> Dataset excerpts:
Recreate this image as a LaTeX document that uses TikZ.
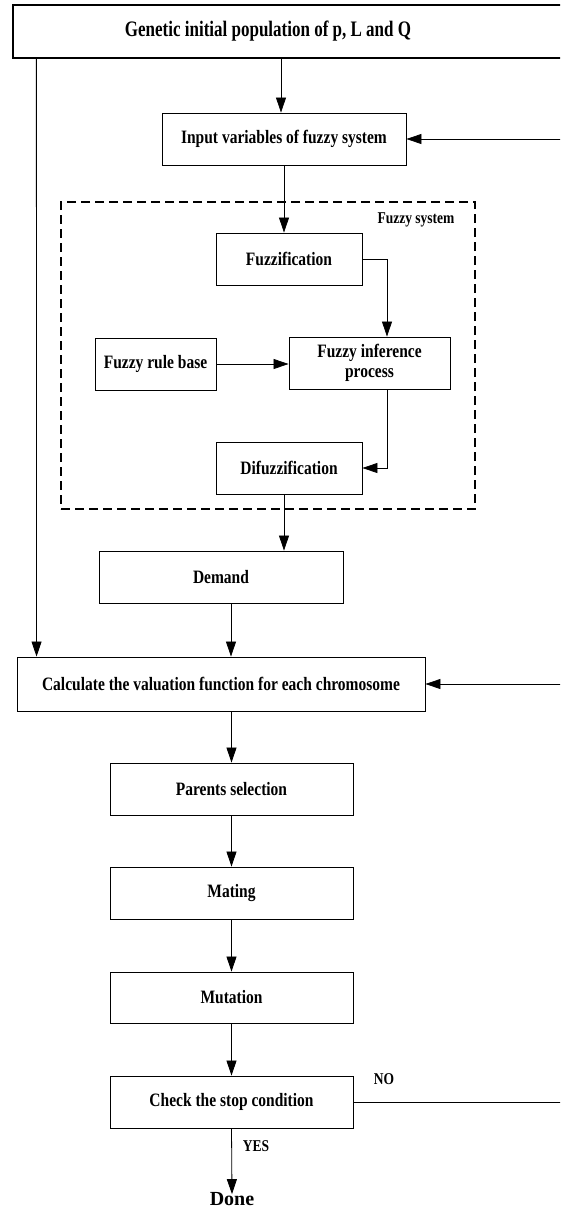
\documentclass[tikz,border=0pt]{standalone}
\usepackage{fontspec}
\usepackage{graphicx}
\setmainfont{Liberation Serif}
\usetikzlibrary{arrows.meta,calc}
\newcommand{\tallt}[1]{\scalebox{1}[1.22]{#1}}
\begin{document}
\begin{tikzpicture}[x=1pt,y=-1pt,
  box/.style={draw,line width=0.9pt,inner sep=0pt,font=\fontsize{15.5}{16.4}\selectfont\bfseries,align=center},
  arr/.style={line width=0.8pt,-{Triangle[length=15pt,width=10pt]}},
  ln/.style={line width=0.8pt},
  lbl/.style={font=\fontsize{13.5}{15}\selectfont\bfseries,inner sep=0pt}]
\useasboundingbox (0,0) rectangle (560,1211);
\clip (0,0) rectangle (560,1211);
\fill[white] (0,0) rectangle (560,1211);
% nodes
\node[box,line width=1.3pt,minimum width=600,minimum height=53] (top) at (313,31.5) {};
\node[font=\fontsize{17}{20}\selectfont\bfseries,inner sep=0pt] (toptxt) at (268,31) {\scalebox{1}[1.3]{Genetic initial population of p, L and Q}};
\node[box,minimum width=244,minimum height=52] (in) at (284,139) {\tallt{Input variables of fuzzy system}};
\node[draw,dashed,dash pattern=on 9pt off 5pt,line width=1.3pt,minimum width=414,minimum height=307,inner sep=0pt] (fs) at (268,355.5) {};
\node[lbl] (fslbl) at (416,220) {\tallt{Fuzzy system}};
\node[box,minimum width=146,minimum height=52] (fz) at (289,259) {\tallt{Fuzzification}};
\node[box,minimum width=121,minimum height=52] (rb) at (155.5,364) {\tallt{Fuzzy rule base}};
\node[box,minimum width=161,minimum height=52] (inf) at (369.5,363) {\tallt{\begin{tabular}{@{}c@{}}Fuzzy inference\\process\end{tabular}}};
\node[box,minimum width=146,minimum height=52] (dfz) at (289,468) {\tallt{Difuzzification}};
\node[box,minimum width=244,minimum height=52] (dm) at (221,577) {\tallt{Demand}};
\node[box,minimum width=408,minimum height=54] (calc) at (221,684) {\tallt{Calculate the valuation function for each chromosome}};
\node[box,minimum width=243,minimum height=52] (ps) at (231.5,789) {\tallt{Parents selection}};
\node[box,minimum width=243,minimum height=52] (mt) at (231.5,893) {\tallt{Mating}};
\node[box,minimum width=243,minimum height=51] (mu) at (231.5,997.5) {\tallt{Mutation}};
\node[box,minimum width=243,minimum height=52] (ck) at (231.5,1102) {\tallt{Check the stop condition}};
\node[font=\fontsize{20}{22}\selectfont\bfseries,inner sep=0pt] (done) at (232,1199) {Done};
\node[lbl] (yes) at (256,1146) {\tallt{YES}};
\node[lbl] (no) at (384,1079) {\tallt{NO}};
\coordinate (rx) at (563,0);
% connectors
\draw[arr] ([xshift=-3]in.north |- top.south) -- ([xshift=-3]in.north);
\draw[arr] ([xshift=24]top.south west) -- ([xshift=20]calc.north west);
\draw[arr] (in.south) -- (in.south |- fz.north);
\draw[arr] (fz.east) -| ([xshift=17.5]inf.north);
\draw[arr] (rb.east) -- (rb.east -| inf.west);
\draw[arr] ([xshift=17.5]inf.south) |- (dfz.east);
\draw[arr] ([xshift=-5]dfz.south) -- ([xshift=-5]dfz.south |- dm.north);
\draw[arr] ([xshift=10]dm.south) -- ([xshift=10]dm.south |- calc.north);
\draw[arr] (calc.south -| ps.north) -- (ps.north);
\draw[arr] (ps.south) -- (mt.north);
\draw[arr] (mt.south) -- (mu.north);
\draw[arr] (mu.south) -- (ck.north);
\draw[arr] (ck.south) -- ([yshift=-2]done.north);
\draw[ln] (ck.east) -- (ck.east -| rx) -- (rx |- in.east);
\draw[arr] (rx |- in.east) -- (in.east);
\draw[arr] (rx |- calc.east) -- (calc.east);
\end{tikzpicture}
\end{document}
* * *
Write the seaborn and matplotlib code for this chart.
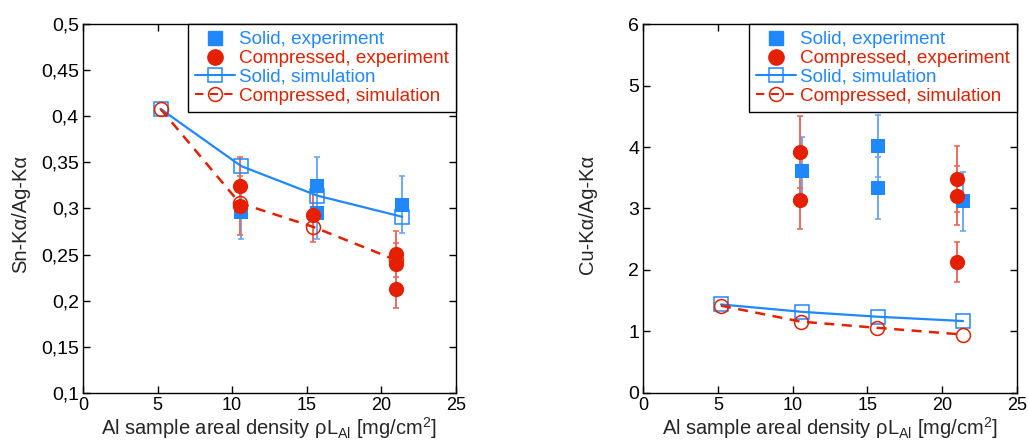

> Given task:
Find the string "this" in the records, then copy each line where it occurs.

> Finished task:
Recreate this image as a LaTeX document that uses TikZ.
Write the seaborn and matplotlib code for this chart.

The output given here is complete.